Das schlägt sich auch in ihrem Verhalten nieder, wenn sie erwischt werden. „Gewalttätig ist von ihnen noch keiner geworden“, sagt Strunk. So werden Ausschleicher gleich wieder auf freien Fuß gesetzt. „Wir haben keinen rechtlichen Grund sie festzuhalten“, so Strunk. Sind die drei Monate legaler Aufenthalt als „Tourist“ bei einem Ausschleicher noch nicht um, oder befinden sie sich in einem laufenden Asylverfahren, sind sie nicht einmal ausreisepflichtig. So kommt es vor, dass Ausschleicher auch mehrmals auf gesicherten Terminals gestoppt werden.

Kaum Einschleicher

„Dann“, sagt Strunk, „ist es zwar eine Straftat. Aber einen Haftgrund gibt es auch dann nicht.“ Schärfstes Mittel ist eine Ausreiseverfügung. Durch sie wird angeordnet, dass eine Person den Schengenraum über die Grenzstation verlassen muss, über die sie gekommen ist. Die Einschleicher, die illegal per Schiff nach Deutschland gelangen wollen, spielen dagegen kaum eine Rolle. „Wir haben im ganzen Jahr ein oder zwei Fälle“, sagt Strunk. Vor wenigen Jahren waren es noch 20 und mehr.
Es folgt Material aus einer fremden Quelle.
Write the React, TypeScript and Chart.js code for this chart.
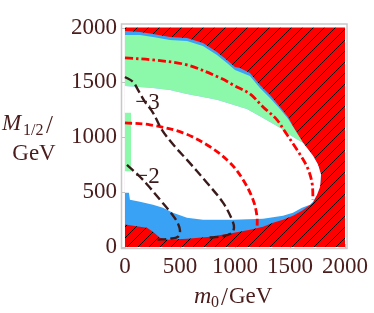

In anderen Häfen, Kiel, Wilhelmshaven, eigentlich überall, wo Schiffe Richtung England oder Kanada ablegen, geht es ähnlich zu. Im Gegensatz zu Hamburg ist in den anderen Häfen die Bundespolizei für die grenzpolizeilichen Aufgaben zuständig. Eine Besonderheit ist Cuxhaven. Von dort gibt es einen regelmäßigen Linienverkehr einer Fähre mit Häfen in Großbritannien. Dort werden die meisten Ausschleicher festgestellt. Sie versuchen oft, versteckt in einem Lastwagen an Bord einer Fähre nach England zu kommen.